Well, I guess I’ll take the competitive question first. We actually do see F5 as our most frequent competitor but our win rate actually remains quite high in North America exceeding 70% win rate which is great. We’re also seeing them across other global markets in Europe and Asia as well. Our revenue grew nicely across Asia and EMEA as you noticed. But we continue to win very strategic accounts against F5 in the marketplace.

So we’re really – or formula continues to work here. We’re putting a very good product in front of our customers. We’re leveraging that with a really solid sales team in all of the markets that we’re seeing our competitive profile very, very strong.

From a pricing perspective, we haven’t seen a big change in the marketplace regarding our competitive profile around their current pricing model.

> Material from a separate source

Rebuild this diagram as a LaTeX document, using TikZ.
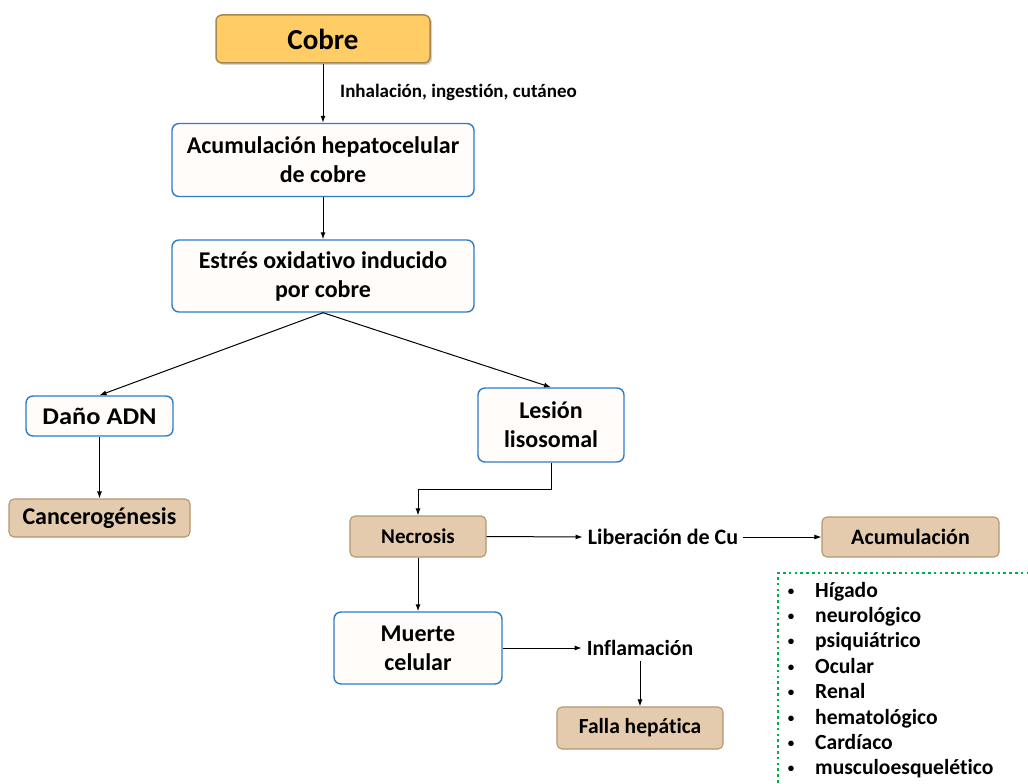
\documentclass[tikz,border=0pt]{standalone}
\usepackage{fontspec}
\setmainfont{Carlito}[Ligatures=NoCommon]
\usetikzlibrary{arrows.meta,shadows,calc}
\definecolor{bluebd}{HTML}{2E7BC9}
\definecolor{boxfill}{HTML}{FFFCFA}
\definecolor{gold}{HTML}{FFCC66}
\definecolor{goldbd}{HTML}{A8884E}
\definecolor{tanfill}{HTML}{E5CBAD}
\definecolor{tanbd}{HTML}{B5966E}
\definecolor{dotgreen}{HTML}{00B050}
\newcommand{\fs}[1]{\bfseries\fontsize{#1}{29}\selectfont}
\tikzset{
  bluebox/.style={draw=bluebd, fill=boxfill, line width=1.4pt, rounded corners=7pt, align=center, inner sep=0pt,
    font=\fs{24}},
  tanbox/.style={draw=tanbd, fill=tanfill, line width=1.1pt, rounded corners=5pt, align=center, inner sep=0pt},
  lbl/.style={inner sep=5pt, font=\fs{22}},
  arr/.style={line width=1pt, -{Latex[length=7pt,width=5pt]}},
  item/.style={anchor=base west, inner sep=0pt, font=\fs{21.6}},
  bul/.style={anchor=base, inner sep=0pt, font=\fs{13}},
}
\begin{document}
\begin{tikzpicture}[x=1pt,y=-1pt]
\useasboundingbox (0,0) rectangle (1028,784);
\clip (0,0) rectangle (1028,784);
% nodes
\node[draw=goldbd, fill=gold, line width=1.5pt, rounded corners=6pt, minimum width=214pt, minimum height=48pt,
  font=\fs{29}, drop shadow={opacity=0.35,shadow xshift=2pt,shadow yshift=-2pt}]
  (cobre) at (323,39) {Cobre};
\node[bluebox, minimum width=302pt, minimum height=73pt] (acum) at (323,160) {Acumulación hepatocelular\\de cobre};
\node[bluebox, minimum width=302pt, minimum height=72pt] (estres) at (323,276) {Estrés oxidativo inducido\\por cobre};
\node[bluebox, minimum width=147pt, minimum height=40pt, font=\fs{24}] (dano) at (99.5,416) {\scalebox{1.1}[1]{Daño ADN}};
\node[bluebox, minimum width=146pt, minimum height=74pt] (lesion) at (551,425) {Lesión\\lisosomal};
\node[tanbox, minimum width=181pt, minimum height=38pt, font=\fs{24}] (cancer) at (99.5,518) {Cancerogénesis};
\node[tanbox, minimum width=136pt, minimum height=41pt, font=\fs{21}] (necro) at (418,536.5) {Necrosis};
\node[lbl] (lib) at (663,537) {Liberación de Cu};
\node[tanbox, minimum width=177pt, minimum height=40pt, font=\fs{22}] (acumul) at (910.5,537) {Acumulación};
\node[bluebox, minimum width=168pt, minimum height=72pt] (muerte) at (418,648) {Muerte\\celular};
\node[lbl, font=\fs{21.7}] (infl) at (640,648) {Inflamación};
\node[tanbox, minimum width=166pt, minimum height=42pt, font=\fs{21.5}] (falla) at (640,728) {Falla hepática};
\node[anchor=west, inner sep=0pt, font=\fs{19}] (via) at (340,92) {Inhalación, ingestión, cutáneo};
% dotted box
\draw[dotgreen, line width=2.6pt, dash pattern=on 2.6pt off 3.2pt] (778,800) -- (778,573) -- (1040,573);
\foreach \t [count=\i from 0] in {Hígado,neurológico,psiquiátrico,Ocular,Renal,hematológico,Cardíaco,musculoesquelético}{
  \node[item] (it\i) at (815,{597+25.4*\i}) {\t};
  \node[bul] (bu\i) at (791,{595+25.4*\i}) {•};
}
% connectors
\draw[arr] (cobre.south) -- (acum.north);
\draw[arr] (acum.south) -- (estres.north);
\draw[arr] (estres.south) -- (dano.north);
\draw[arr] (estres.south) -- (lesion.north);
\draw[arr] (dano.south) -- (cancer.north);
\draw[arr] (lesion.south) -- ++(0,27) -| (necro.north);
\draw[arr] (necro.east) -- (lib.west);
\draw[arr] (lib.east) -- (acumul.west);
\draw[arr] (necro.south) -- (muerte.north);
\draw[arr] (muerte.east) -- (infl.west);
\draw[arr] (infl.south) -- (falla.north);
\end{tikzpicture}
\end{document}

We have a very solid all-inclusive licensing model approach in the marketplace, which really puts us in a very strong position to win customer hearts and minds.

Lee Chen

I also do not believe we lost any significant deals to our competitor in Japan this quarter. I think lower than expected revenue is due to our service provider customer pushing out orders.

Tal Liani – Bank of America

Got it. Excellent. Thank you.

Operator

And next we’ll move on to Brent Bracelin of Pacific Crest Securities.

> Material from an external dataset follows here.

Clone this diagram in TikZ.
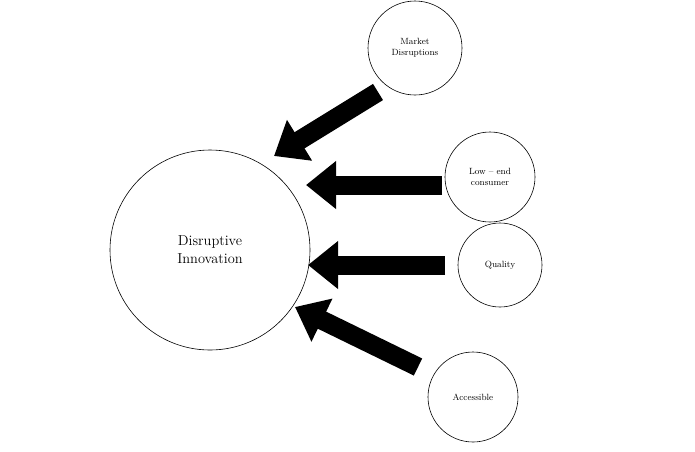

Brent Bracelin – Pacific Crest Securities

Thank you. Wanted to drill down obviously in Japan a little bit more. Obviously, outside of Japan things looked pretty healthy. Japan looks very, very weak here. If I look at the trend line over the last year, clearly, Japan and your largest customer in Japan has been down materially over the last year looking at ‘12 to ‘13 and now looking here over the last couple of quarters. So, I guess, my question is, how much of this is a timing issue? How much of this is tied to a change in spending at your largest customer in Japan, really trying to understand the trend line here that we saw over the last, let’s say, year and a half and then offsetting that with timing risk.

Greg Straughn

So, Brent, this is Greg. When you talk about a period that goes back 18 months, you’re capturing the later part of their very large spend on rebuilding their network and we were a great beneficiary of that in 2012 and that kind of tailed into the very beginning of ‘13. And since that time they’ve started to go through that, acquire, deploy, absorb cycle on a lot of that product.

And so in ‘13, we saw an expected step down in their spending relative to that high standard that they’ve set. As we’ve gone into these most recent quarters, what we’re seeing clearly is a lengthening of decision time wise, both from budgetary reasons and for things that are internal, we’re seeing things stretch out.

So when we look forward, we’re certainly not seeing a return to those levels of 2012 from a spending perspective. We had, I think, as we noted earlier, we had an expectation that this quarter was going to be a step down from the prior quarter and it just turned out to be a little bit more than that.

So what we’ve mostly seen is deal delay and I think that that’s something that been experienced in the market. When they come back, it’s a little harder to call. I think we all have some comments on that in a second but I think that the key thing for us is that as we track these customers we’re not seeing any change in their buying preferences or where the deals are going or the discounting that they’re requiring. It looks to be a time issue. Although we can’t – we’ll put an end date as to when this timing turns around.

Lee Chen

So, I mean, if you look at our revenue from Japan in 2013, Q1, Q2 of last year were our highest quarters of the years. In fact, Q1 and Q2 last year is more than double of what we saw in Q3, Q4 last years. That’s why when we do the quarter Q2 compared to last year’s Q2, the decline seem to be bigger.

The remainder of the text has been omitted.